A former leader of the left-leaning New Democratic Party, Rae split from the party earlier this year after its federal foreign affairs critic rushed to Ramallah to embrace Palestinian Authority President Yasser Arafat and to condemn the alleged “Jenin massacre” on Canadian television.

Rae called on the Canadian Broadcasting Corporation and other media outlets to acknowledge that their broadcasts about the mythical massacre had been in error. Several months ago, U.N. officials concluded that despite numerous Palestinian claims to the contrary, Israel had not carried out a massacre in Jenin’s refugee camp during a military operation there earlier this year.

“Don’t jump on every bandwagon every time there’s a headline that an atrocity has been committed until the investigation is completed,” he urged. “I’m still waiting for someone at the CBC to say, ‘We were deceived about Jenin.’ Even the United Nations itself got swept up in an investigation.”

Newspaper columnist Margaret Wente and Montreal-area member of Parliament Irwin Cotler also addressed the rally.

“Where has the leadership been on campus?” Wente asked.

“Probably the only hate speech that is tolerated now is the hate speech on campus about Israel and about America — and these are linked,” she said.

After the Concordia riot, the university administration declared a “cooling-off period” and a moratorium on public events related to the Middle East.

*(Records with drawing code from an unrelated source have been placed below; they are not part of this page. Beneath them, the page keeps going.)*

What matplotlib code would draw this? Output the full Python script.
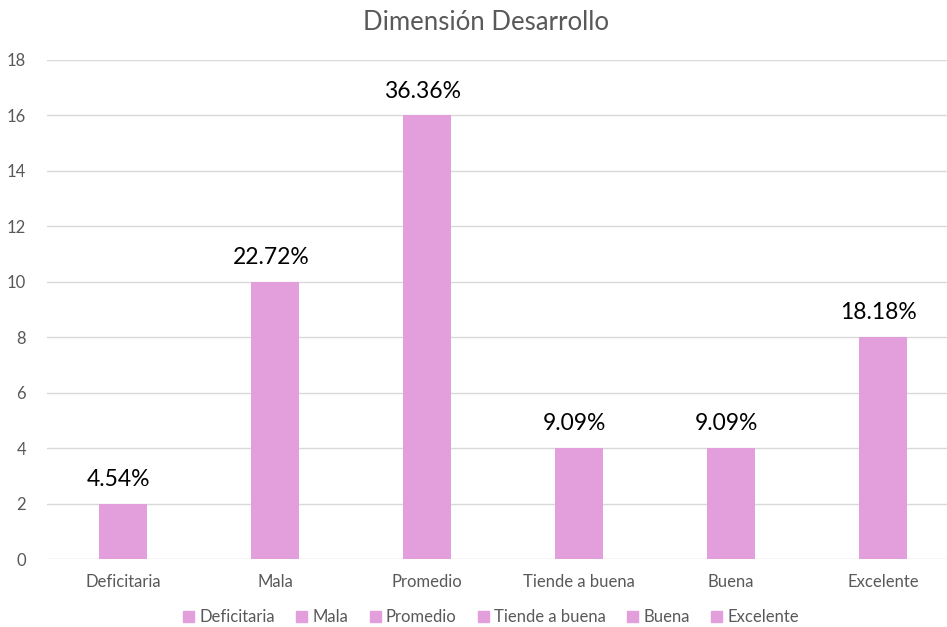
import matplotlib
matplotlib.use("Agg")
import matplotlib.pyplot as plt
from matplotlib.patches import Patch

categories = ["Deficitaria", "Mala", "Promedio", "Tiende a buena", "Buena", "Excelente"]
values = [2, 10, 16, 4, 4, 8]
labels = ["4.54%", "22.72%", "36.36%", "9.09%", "9.09%", "18.18%"]
title = "Dimensión Desarrollo"

bar_color = "#E39FDC"
text_gray = "#595959"
font = ["Lato", "DejaVu Sans"]
plt.rcParams["font.family"] = font

W, H = 947, 627
fig = plt.figure(figsize=(W / 100, H / 100), dpi=100)
ax = fig.add_axes([47 / W, (H - 559) / H, 912 / W, 499 / H])

x = list(range(len(categories)))
ax.bar(x, values, width=48 / 152, color=bar_color, zorder=3)
for xi, v, lab in zip(x, values, labels):
    ax.annotate(lab, (xi, v), xytext=(-3, 10), textcoords="offset points",
                ha="center", va="bottom", fontsize=16.5, color="black")

ax.set_xlim(-0.5, len(categories) - 0.5)
ax.set_ylim(0, 18)
ax.set_yticks(range(0, 19, 2))
ax.set_xticks(x)
ax.set_xticklabels(categories)
ax.tick_params(axis="both", length=0, colors=text_gray, labelsize=12)
ax.tick_params(axis="x", pad=11)
ax.tick_params(axis="y", pad=15)
ax.grid(axis="y", color="#D9D9D9", linewidth=1, zorder=0)
for s in ax.spines.values():
    s.set_visible(False)

fig.text(486 / W, 1 - 23 / H, title, ha="center", va="center", fontsize=18.5, color=text_gray)

handles = [Patch(color=bar_color, label=c) for c in categories]
fig.legend(handles=handles, loc="center", bbox_to_anchor=(491 / W, 1 - 617 / H), ncol=6,
           frameon=False, fontsize=12, labelcolor=text_gray, handlelength=0.65, handleheight=0.65,
           handletextpad=0.3, columnspacing=1.3)

fig.savefig("out.png", dpi=100)
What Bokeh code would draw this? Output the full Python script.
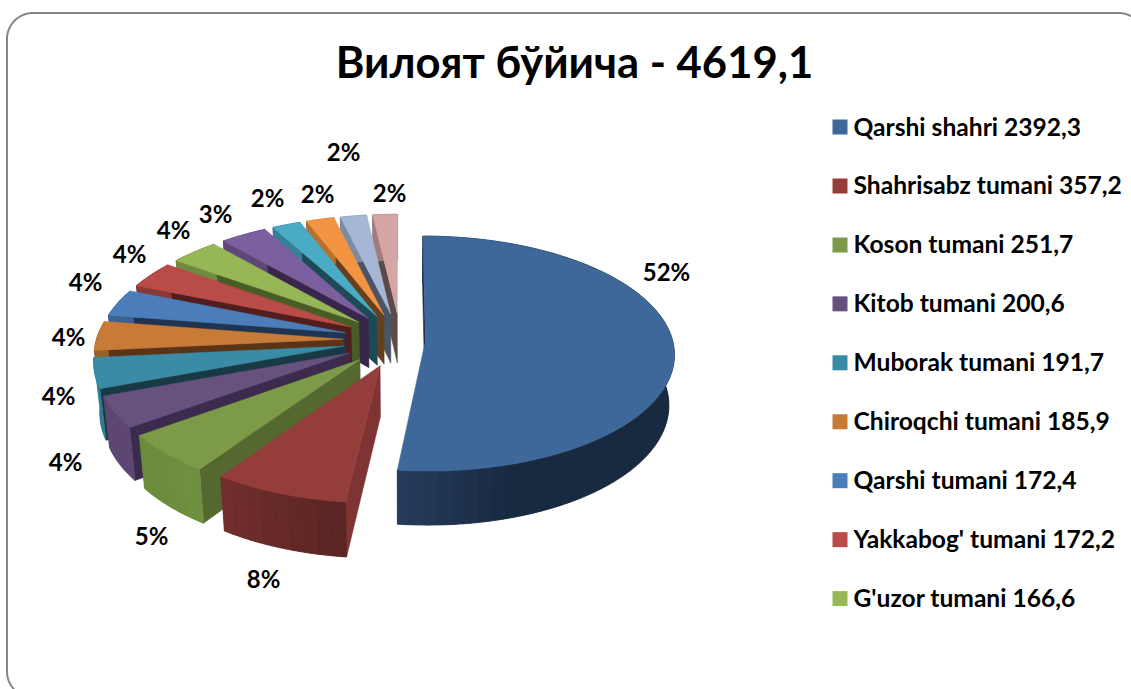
import numpy as np
from bokeh.plotting import figure
from bokeh.models import ColumnDataSource, Range1d
from bokeh.core.properties import value
from bokeh.embed import file_html
from bokeh.resources import INLINE

# ---------- data ----------
TITLE = "Вилоят бўйича - 4619,1"
districts = ["Qarshi shahri", "Shahrisabz tumani", "Koson tumani", "Kitob tumani",
             "Muborak tumani", "Chiroqchi tumani", "Qarshi tumani", "Yakkabog' tumani",
             "G'uzor tumani", "Kamashi tumani", "Kasbi tumani", "Nishon tumani",
             "Dehqonobod tumani", "Mirishkor tumani"]
amounts = [2392.3, 357.2, 251.7, 200.6, 191.7, 185.9, 172.4, 172.2, 166.6,
           160.0, 98.0, 96.0, 90.0, 84.5]
amount_labels = ["2392,3", "357,2", "251,7", "200,6", "191,7", "185,9", "172,4", "172,2", "166,6"]
percent_labels = ["52%", "8%", "5%", "4%", "4%", "4%", "4%", "4%", "4%", "3%", "2%", "2%", "2%", "2%"]

# ---------- styles ----------
top_colors = ["#3e6899", "#953d3b", "#7d9a48", "#67517f", "#3a8ba5", "#c87b36", "#4a7db9",
              "#b94b48", "#97b656", "#7c5f9f", "#4aabc5", "#f39443", "#a6b7d6", "#d6a5a5"]
edge_colors = ["#1a2b40", "#7e3432", "#546830", "#3b2c4e", "#183a44", "#5b3417", "#1f3450",
               "#4f1e1d", "#485d26", "#38274a", "#1d4a56", "#66401c", "#4b5464", "#5b4a4a"]
wall_near = ["#273d5e", "#742f2d", "#6a8a3c", "#5d4672", "#2f7a90", "#9a5e28", "#3a6290",
             "#8a3835", "#728a40", "#5e4878", "#38809a", "#b87030", "#7d8aa0", "#a07c7c"]
wall_far = ["#182a40", "#5a2523", "#6f8f42", "#5d4672", "#2f7a90", "#9a5e28", "#3a6290",
            "#8a3835", "#728a40", "#5e4878", "#38809a", "#b87030", "#7d8aa0", "#a07c7c"]

# page-pixel layout
PAGE_W, PAGE_H = 1131, 689
CX, CY = 400.0, 339.5
A, B, K = 247.0, 115.9, 0.11
A2, B2, DEPTH = 0.98 * 247.0, 119.5, 50.0
EXPLODE = [0.101] + [0.232] * 13
LABEL_X = [666, 263, 151, 65, 58, 68, 85, 129, 173, 215, 267, 317, 343, 389]
LABEL_Y = [270.5, 577.5, 534.5, 460.5, 394.5, 335.5, 280.5, 252.5, 228.5, 212.5, 196.5, 192.5, 150.5, 191.5]
LEG_X, LEG_Y0, LEG_STEP, LEG_SWATCH = 832, 119, 58.95, 15
TEXT_RISE = 6.5
FONT = "Lato"
BAND_PX = 14


def hex_mix(a, b, t):
    ca = [int(a[i:i + 2], 16) for i in (1, 3, 5)]
    cb = [int(b[i:i + 2], 16) for i in (1, 3, 5)]
    return "#%02x%02x%02x" % tuple(round(x + (y - x) * t) for x, y in zip(ca, cb))


def top_xy(U, V):
    w = 1 + K * V
    return CX + A * U / w, CY - B * V / w


def bot_xy(U, V):
    w = 1 + K * V
    return CX + A2 * U / w, CY + DEPTH - B2 * V / w


def corner(cx, cy, r, a0, a1):
    t = np.radians(np.linspace(a0, a1, 24))
    return list(cx + r * np.cos(t)), list(cy + r * np.sin(t))


p = figure(width=PAGE_W, height=PAGE_H, x_range=Range1d(0, PAGE_W), y_range=Range1d(PAGE_H, 0),
           toolbar_location=None, output_backend="svg", min_border=0,
           outline_line_color=None, background_fill_color="white", border_fill_color="white")
p.axis.visible = False
p.grid.visible = False

# chart frame: only three corners fall inside the picture
fx0, fy0, fr, fr_right = 6.5, 12.5, 26, 1118
bl = corner(fx0 + fr, 671, fr, 110, 180)
tl = corner(fx0 + fr, fy0 + fr, fr, 180, 270)
tr = corner(fr_right, fy0 + fr, fr, 270, 300)
p.line(bl[0] + tl[0] + tr[0], bl[1] + tl[1] + tr[1], line_color="#868686", line_width=2)

# pie
total = sum(amounts)
fracs = np.array(amounts) / total
edges = np.concatenate([[0], np.cumsum(fracs)]) * 360

for i in [0] + list(range(len(amounts) - 1, 0, -1)):
    t0, t1 = edges[i], edges[i + 1]
    mid = np.radians((t0 + t1) / 2)
    ou, ov = EXPLODE[i] * np.sin(mid), EXPLODE[i] * np.cos(mid)
    th = np.radians(np.linspace(t0, t1, max(6, int((t1 - t0) * 2))))
    au, av = ou + np.sin(th), ov + np.cos(th)

    # radial wall on the leading edge
    tx, ty = top_xy(np.array([ou, au[0]]), np.array([ov, av[0]]))
    bx, by = bot_xy(np.array([ou, au[0]]), np.array([ov, av[0]]))
    p.patch([tx[0], tx[1], bx[1], bx[0]], [ty[0], ty[1], by[1], by[0]],
            fill_color=edge_colors[i], line_color=edge_colors[i], line_width=0.5)

    # outer wall: solid base first, then overlapping shaded bands
    tx, ty = top_xy(au, av)
    bx, by = bot_xy(au, av)
    p.patch(np.concatenate([tx, bx[::-1]]), np.concatenate([ty, by[::-1]]),
            fill_color=wall_far[i], line_color=wall_far[i], line_width=0.5)
    xmin, xmax = tx.min(), tx.max()
    # bands about BAND_PX wide on screen; each band is a contiguous run of the arc
    band = np.floor((tx - xmin) / BAND_PX).astype(int)
    cuts = np.nonzero(np.diff(band))[0] + 1
    for idx in np.split(np.arange(len(tx)), cuts):
        lo, hi = idx[0], min(idx[-1] + 2, len(tx))
        if hi - lo < 2:
            continue
        s = (tx[lo] - xmin) / max(1.0, xmax - xmin)
        col = hex_mix(wall_near[i], wall_far[i], s if i else min(1, s * 2.2))
        p.patch(np.concatenate([tx[lo:hi], bx[lo:hi][::-1]]),
                np.concatenate([ty[lo:hi], by[lo:hi][::-1]]),
                fill_color=col, line_color=col, line_width=0.3)

    # top face
    vx, vy = top_xy(np.array([ou]), np.array([ov]))
    p.patch(np.concatenate([vx, tx]), np.concatenate([vy, ty]),
            fill_color=top_colors[i], line_color=top_colors[i], line_width=0.5)

# percent labels
src = ColumnDataSource(dict(x=LABEL_X, y=LABEL_Y, t=percent_labels))
p.text(x="x", y="y", text="t", source=src, text_font=value(FONT), text_font_style="bold",
       text_font_size="24px", text_align="center", text_baseline="middle", text_color="black")

# title
p.text(x=[574], y=[60.5], text=[TITLE], text_font=value(FONT), text_font_style="bold",
       text_font_size="43.6px", text_align="center", text_baseline="middle", text_color="black")

# legend
rows = [f"{d} {a}" for d, a in zip(districts, amount_labels)]
ys = [LEG_Y0 + k * LEG_STEP for k in range(len(rows))]
p.quad(left=[LEG_X] * len(rows), right=[LEG_X + LEG_SWATCH] * len(rows), top=ys,
       bottom=[y + LEG_SWATCH for y in ys], fill_color=top_colors[:len(rows)], line_color=None)
p.text(x=[LEG_X + 21] * len(rows), y=[y + TEXT_RISE for y in ys], text=rows, text_font=value(FONT),
       text_font_style="bold", text_font_size="24.6px", text_align="left", text_baseline="middle",
       text_color="black")

open("out.html", "w").write(file_html(p, INLINE))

But Wiesenthal has written to Concordia officials from his home in Vienna, urging them to announce immediately their intention to invite Netanyahu back for a second speaking engagement.

“Failure to do so will only embolden those who see violence as the only way to achieve results,” Wiesenthal wrote.

University officials indicated they would consider the request, which was hand-delivered to the school by Rabbi Abraham Cooper of the Los Angeles-based Simon Wiesenthal Center.